Wall Street stock futures were flat Monday, ahead of the start of what could be a gloomy fourth-quarter earnings season.
Aluminum giant Alcoa will kick off earnings season when it releases its fourth-quarter results after the close of trade.
Here at home, new home prices decreased 0.3% between October and November, Statistics Canada said Monday. This was the second consecutive monthly decrease at the Canada level.
StatsCan said the new housing price index increased year-over-year by 0.7% in November, a slower pace than the 1.5% advance recorded in October and the smallest 12-month increase recorded since August 1999.
The Canadian dollar opened at US83.46¢, down 0.52 of a cent from Friday’s close.
In commodities news, light, sweet crude fell US$1.98 to US$38.85 in electronic premarket trading on the New York Mercantile Exchange.
Overseas, Japanese markets were closed for a holiday, while the Hang Seng Index finished down 2.8% at 13,971.
In midday trading, the UK’s FTSE 100 was down 0.6%, Germany’s DAX index was down 0.3%, and France’s CAC-40 was down 0.4%.
On Friday, the Toronto Stock Exchange ended the first full trading week of 2009 on a down note as news of a rising unemployment rate underscored the deteriorating state of the economy.
The S&P/TSX composite index fell 136.4 points, or 1.5%, to close at 9,085.18. It lost 1.6% for the week.
The descent followed news that Canadian employers cut 34,000 jobs in the month of December — a figure worse than economists had expected.

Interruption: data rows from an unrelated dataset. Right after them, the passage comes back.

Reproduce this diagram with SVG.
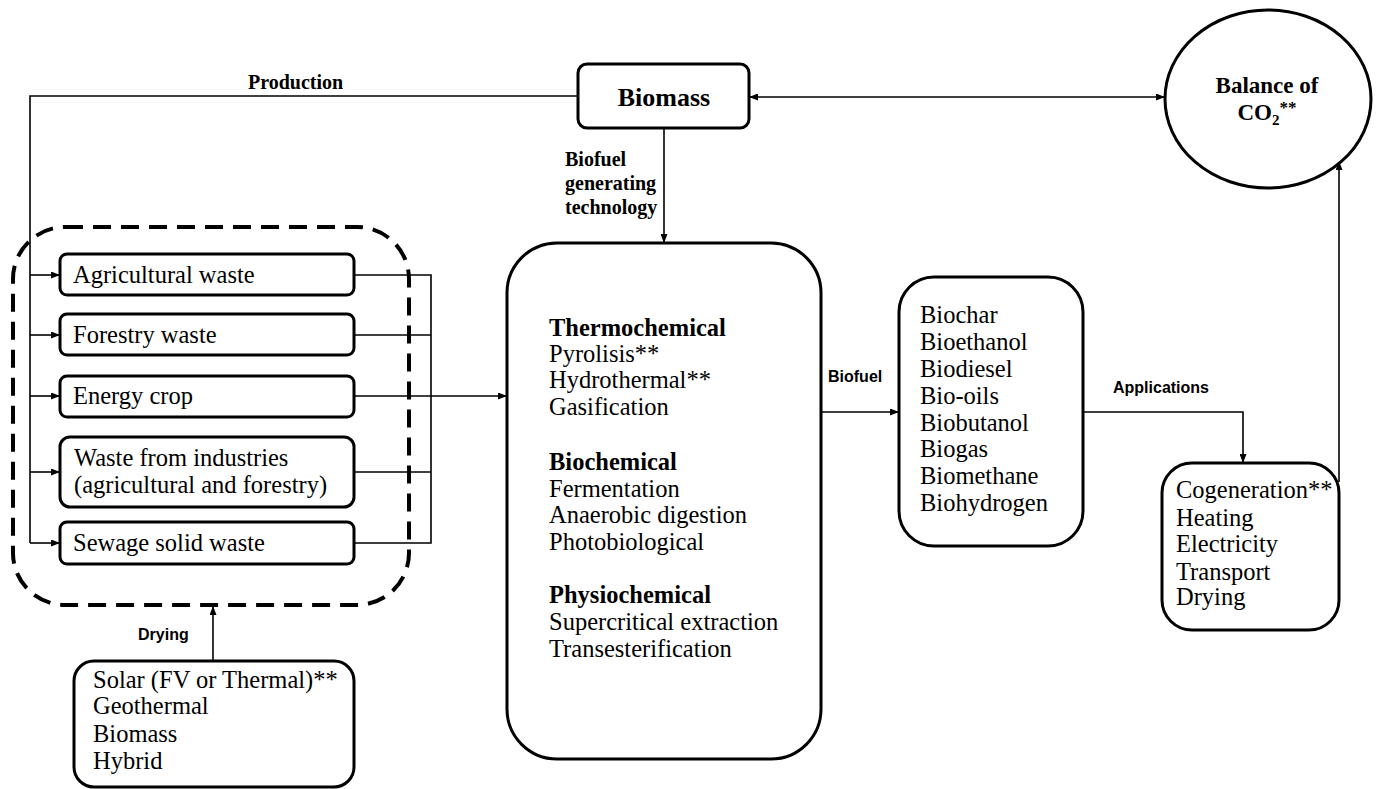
<svg xmlns="http://www.w3.org/2000/svg" width="1379" height="789" viewBox="0 0 1379 789">
<defs>
<marker id="ah" viewBox="0 0 9 7" refX="9" refY="3.5" markerWidth="9" markerHeight="7" markerUnits="userSpaceOnUse" orient="auto-start-reverse">
<path d="M0,0 L9,3.5 L0,7 z" fill="#000"/>
</marker>
</defs>
<style>
.box{fill:#fff;stroke:#000;stroke-width:3}
.ln{fill:none;stroke:#000;stroke-width:1.6}
.arr{fill:none;stroke:#000;stroke-width:1.6;marker-end:url(#ah)}
.t{font-family:"Liberation Serif","Times New Roman",serif;font-size:24.5px;fill:#000}
.b{font-weight:bold}
.s{font-family:"Liberation Sans",Arial,sans-serif;font-size:16px;font-weight:bold;fill:#000}
.lb{font-family:"Liberation Serif","Times New Roman",serif;font-size:20px;font-weight:bold;fill:#000}
</style>
<rect width="1379" height="789" fill="#fff"/>

<g id="connectors">
<path class="ln" d="M578,96 H30 V543"/>
<path class="arr" d="M30,275 H60"/>
<path class="arr" d="M30,335 H60"/>
<path class="arr" d="M30,396 H60"/>
<path class="arr" d="M30,472 H60"/>
<path class="arr" d="M30,543 H60"/>
<path class="ln" d="M354,275 H431 V543 H354"/>
<path class="ln" d="M354,335 H431"/>
<path class="ln" d="M354,472 H431"/>
<path class="arr" d="M354,396 H507"/>
<path class="arr" d="M664,128 V243"/>
<path class="arr" d="M749,97 H1165" style="marker-start:url(#ah)"/>
<path class="arr" d="M821,412 H899"/>
<path class="arr" d="M1083,412 H1243 V463"/>
<path class="arr" d="M1339,482 V161"/>
<path class="arr" d="M213,661 V606"/>
<text class="lb" x="248" y="89">Production</text>
<text class="lb" x="565" y="166">Biofuel</text>
<text class="lb" x="565" y="190">generating</text>
<text class="lb" x="565" y="214">technology</text>
<text class="s" x="828" y="382">Biofuel</text>
<text class="s" x="1113" y="393">Applications</text>
<text class="s" x="138" y="640">Drying</text>
</g>

<g id="biomass">
<rect class="box" x="578" y="64" width="171" height="64" rx="9"/>
<text class="t b" x="664" y="106" text-anchor="middle" style="font-size:26px">Biomass</text>
</g>

<g id="co2">
<ellipse cx="1268" cy="99" rx="103" ry="89" fill="#fff" stroke="#000" stroke-width="3"/>
<text class="t b" x="1267" y="93" text-anchor="middle" style="font-size:23px">Balance of</text>
<text class="t b" x="1267" y="120" text-anchor="middle" style="font-size:23px">CO<tspan style="font-size:15px" dy="5">2</tspan><tspan style="font-size:17px" dy="-12">**</tspan></text>
</g>

<g id="sources">
<rect x="13" y="227" width="396" height="378" rx="52" fill="none" stroke="#000" stroke-width="4" stroke-dasharray="18 10"/>
</g>

<g id="agricultural-waste">
<rect class="box" x="60" y="254" width="294" height="41" rx="7"/>
<text class="t" x="73" y="283">Agricultural waste</text>
</g>
<g id="forestry-waste">
<rect class="box" x="60" y="314" width="294" height="41" rx="7"/>
<text class="t" x="73" y="343">Forestry waste</text>
</g>
<g id="energy-crop">
<rect class="box" x="60" y="376" width="294" height="41" rx="7"/>
<text class="t" x="73" y="404">Energy crop</text>
</g>
<g id="industry-waste">
<rect class="box" x="60" y="437" width="294" height="70" rx="10"/>
<text class="t" x="74" y="466">Waste from industries</text>
<text class="t" x="74" y="493">(agricultural and forestry)</text>
</g>
<g id="sewage">
<rect class="box" x="60" y="522" width="294" height="42" rx="7"/>
<text class="t" x="73" y="551">Sewage solid waste</text>
</g>

<g id="drying-sources">
<rect class="box" x="74" y="661" width="280" height="126" rx="20"/>
<text class="t" x="93" y="688">Solar (FV or Thermal)**</text>
<text class="t" x="93" y="714">Geothermal</text>
<text class="t" x="93" y="742">Biomass</text>
<text class="t" x="93" y="769">Hybrid</text>
</g>

<g id="technology">
<rect class="box" x="507" y="243" width="314" height="516" rx="50"/>
<text class="t b" x="549" y="336">Thermochemical</text>
<text class="t" x="549" y="362">Pyrolisis**</text>
<text class="t" x="549" y="388">Hydrothermal**</text>
<text class="t" x="549" y="415">Gasification</text>
<text class="t b" x="549" y="470">Biochemical</text>
<text class="t" x="549" y="497">Fermentation</text>
<text class="t" x="549" y="523">Anaerobic digestion</text>
<text class="t" x="549" y="550">Photobiological</text>
<text class="t b" x="549" y="603">Physiochemical</text>
<text class="t" x="549" y="630">Supercritical extraction</text>
<text class="t" x="549" y="657">Transesterification</text>
</g>

<g id="biofuels">
<rect class="box" x="899" y="277" width="184" height="269" rx="35"/>
<text class="t" x="920" y="323">Biochar</text>
<text class="t" x="920" y="350">Bioethanol</text>
<text class="t" x="920" y="377">Biodiesel</text>
<text class="t" x="920" y="404">Bio-oils</text>
<text class="t" x="920" y="431">Biobutanol</text>
<text class="t" x="920" y="457">Biogas</text>
<text class="t" x="920" y="484">Biomethane</text>
<text class="t" x="920" y="511">Biohydrogen</text>
</g>

<g id="applications">
<rect class="box" x="1162" y="463" width="177" height="167" rx="30"/>
<text class="t" x="1176" y="498">Cogeneration**</text>
<text class="t" x="1176" y="526">Heating</text>
<text class="t" x="1176" y="552">Electricity</text>
<text class="t" x="1176" y="580">Transport</text>
<text class="t" x="1176" y="605">Drying</text>
</g>
</svg>
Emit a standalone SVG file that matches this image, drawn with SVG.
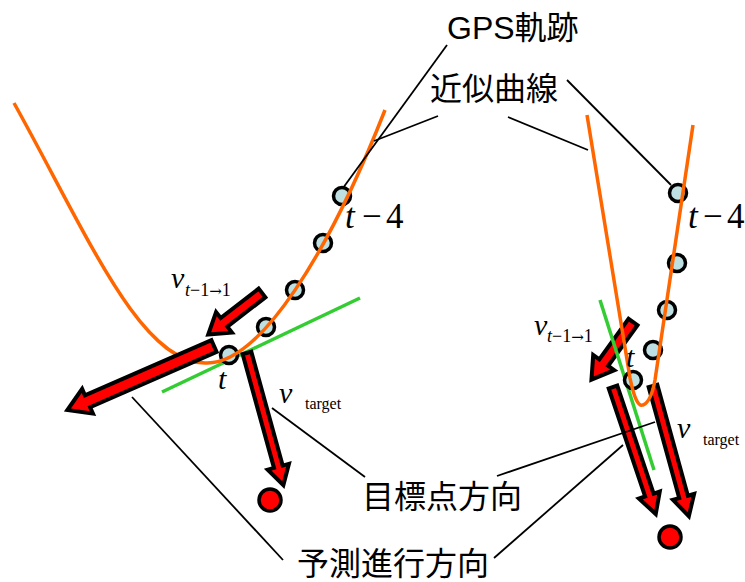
<svg xmlns="http://www.w3.org/2000/svg" width="745" height="582" viewBox="0 0 745 582">
<style>
.cjk{font-family:"Liberation Sans","Noto Sans CJK JP",sans-serif;font-size:32px;fill:#000}
.m{font-family:"Liberation Serif",serif;fill:#000}
.i{font-style:italic}
.ar{font-family:"DejaVu Serif",serif}
.curve{fill:none;stroke:#ff6600;stroke-width:3.5;stroke-linecap:butt}
.tan{fill:none;stroke:#33cc33;stroke-width:3.5}
.pt{fill:#bfe0e2;stroke:#000;stroke-width:3.5}
.arr{fill:#ff0000;stroke:#000;stroke-width:4;stroke-linejoin:miter;stroke-miterlimit:10}
.dot{fill:#ff0000;stroke:#000;stroke-width:3.5}
.lead{fill:none;stroke:#000;stroke-width:1.8}
</style>
<rect width="745" height="582" fill="#fff"/>
<g id="left-panel">
<line class="tan" x1="162" y1="392" x2="360" y2="298"/>
<g id="left-points">
<circle class="pt" cx="342" cy="196" r="8.5"/>
<circle class="pt" cx="323" cy="243" r="8.5"/>
<circle class="pt" cx="295" cy="290" r="8.5"/>
<circle class="pt" cx="266" cy="327" r="8.5"/>
<circle class="pt" cx="229" cy="355" r="8.5"/>
</g>
<path class="curve" d="M14,103 C90,240 140,362 205,363 C260,366 330,250 385,110"/>
<g id="left-arrow-pred"><polygon class="arr" transform="translate(214,346) rotate(156.4)" points="0,-6.5 138,-6.5 138,-13.5 160,0 138,13.5 138,6.5 0,6.5"/></g>
<g id="left-arrow-prev"><polygon class="arr" transform="translate(262,293) rotate(142.3)" points="0,-5.5 48,-5.5 48,-13 68,0 48,13 48,5.5 0,5.5"/></g>
<g id="left-arrow-target"><polygon class="arr" transform="translate(247,353) rotate(74.6)" points="0,-4.5 118,-4.5 118,-11 137,0 118,11 118,4.5 0,4.5"/></g>
<circle id="left-target" class="dot" cx="270" cy="500" r="11"/>
<text class="m i" x="345" y="228" font-size="35">t<tspan font-style="normal" x="362">−</tspan><tspan font-style="normal" x="386">4</tspan></text>
<text class="m i" x="218" y="389" font-size="30">t</text>
<text class="m i" x="171" y="288" font-size="30">v</text>
<text class="m" x="185" y="296" font-size="18"><tspan font-style="italic">t</tspan>−1<tspan class="ar" font-size="15">→</tspan>1</text>
<text class="m i" x="279" y="403" font-size="30">v</text>
<text class="m" x="305" y="409" font-size="16">target</text>
</g>
<g id="right-panel">
<g id="right-arrow-prev"><polygon class="arr" transform="translate(633,322) rotate(125.8)" points="0,-5.5 50,-5.5 50,-13 71,0 50,13 50,5.5 0,5.5"/></g>
<g id="right-arrow-pred"><polygon class="arr" transform="translate(613,387) rotate(71.4)" points="0,-4.5 114,-4.5 114,-11 134,0 114,11 114,4.5 0,4.5"/></g>
<g id="right-arrow-target"><polygon class="arr" transform="translate(653,386) rotate(74.6)" points="0,-4.5 115,-4.5 115,-11 135,0 115,11 115,4.5 0,4.5"/></g>
<line class="tan" x1="600" y1="300" x2="654" y2="470"/>
<g id="right-points">
<circle class="pt" cx="678" cy="193" r="8.5"/>
<circle class="pt" cx="677" cy="263" r="8.5"/>
<circle class="pt" cx="667" cy="310" r="8.5"/>
<circle class="pt" cx="653" cy="350" r="8.5"/>
<circle class="pt" cx="633" cy="380" r="8.5"/>
</g>
<path class="curve" d="M587,115 L630,378 Q636,408 643,405 Q651,402 655,380 L693,125"/>
<circle id="right-target" class="dot" cx="670" cy="537" r="11"/>
<text class="m i" x="688" y="228" font-size="35">t<tspan font-style="normal" x="703">−</tspan><tspan font-style="normal" x="727">4</tspan></text>
<text class="m i" x="626" y="367" font-size="30">t</text>
<text class="m i" x="534" y="335" font-size="30">v</text>
<text class="m" x="547" y="342" font-size="18"><tspan font-style="italic">t</tspan>−1<tspan class="ar" font-size="15">→</tspan>1</text>
<text class="m i" x="677" y="438" font-size="30">v</text>
<text class="m" x="703" y="445" font-size="16">target</text>
</g>
<g id="connectors">
<line class="lead" x1="447" y1="45" x2="343" y2="188"/>
<line class="lead" x1="567" y1="80" x2="671" y2="185"/>
<line class="lead" x1="438" y1="116" x2="374" y2="141"/>
<line class="lead" x1="508" y1="117" x2="588" y2="150"/>
<line class="lead" x1="272" y1="408" x2="365" y2="477"/>
<line class="lead" x1="497" y1="476" x2="655" y2="422"/>
<line class="lead" x1="132" y1="397" x2="283" y2="560"/>
<line class="lead" x1="494" y1="558" x2="623" y2="445"/>
</g>
<g id="labels">
<text class="cjk" x="447" y="39">GPS軌跡</text>
<text class="cjk" x="430" y="100">近似曲線</text>
<text class="cjk" x="362" y="508">目標点方向</text>
<text class="cjk" x="297" y="575">予測進行方向</text>
</g>
</svg>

Junior companies on the TSX Venture exchange bucked the downtrend and moved higher by 9.43 points, or 1.05%, to finish at 908.9.
In New York, U.S. stock markets tumbled after similarly dismal employment news. The U.S. Labour Department reported that nearly 2.6 million jobs were lost in 2008, marking the greatest number of annual losses since 1945.
The Dow Jones industrial average fell 143.28 points, or 1.6%, to 8,599.18. The blue-chip average lost 4.8% for the week.
The S&P 500 index shed 19.38 points, or 2.1%, to end at 890.35, dragged down by financial and energy shares. The index fell 4.5% for the week.
The Nasdaq composite dipped 45.42 points, or 2.8% on Friday, to end at 1,571.59. The index was down 3.7% for the week.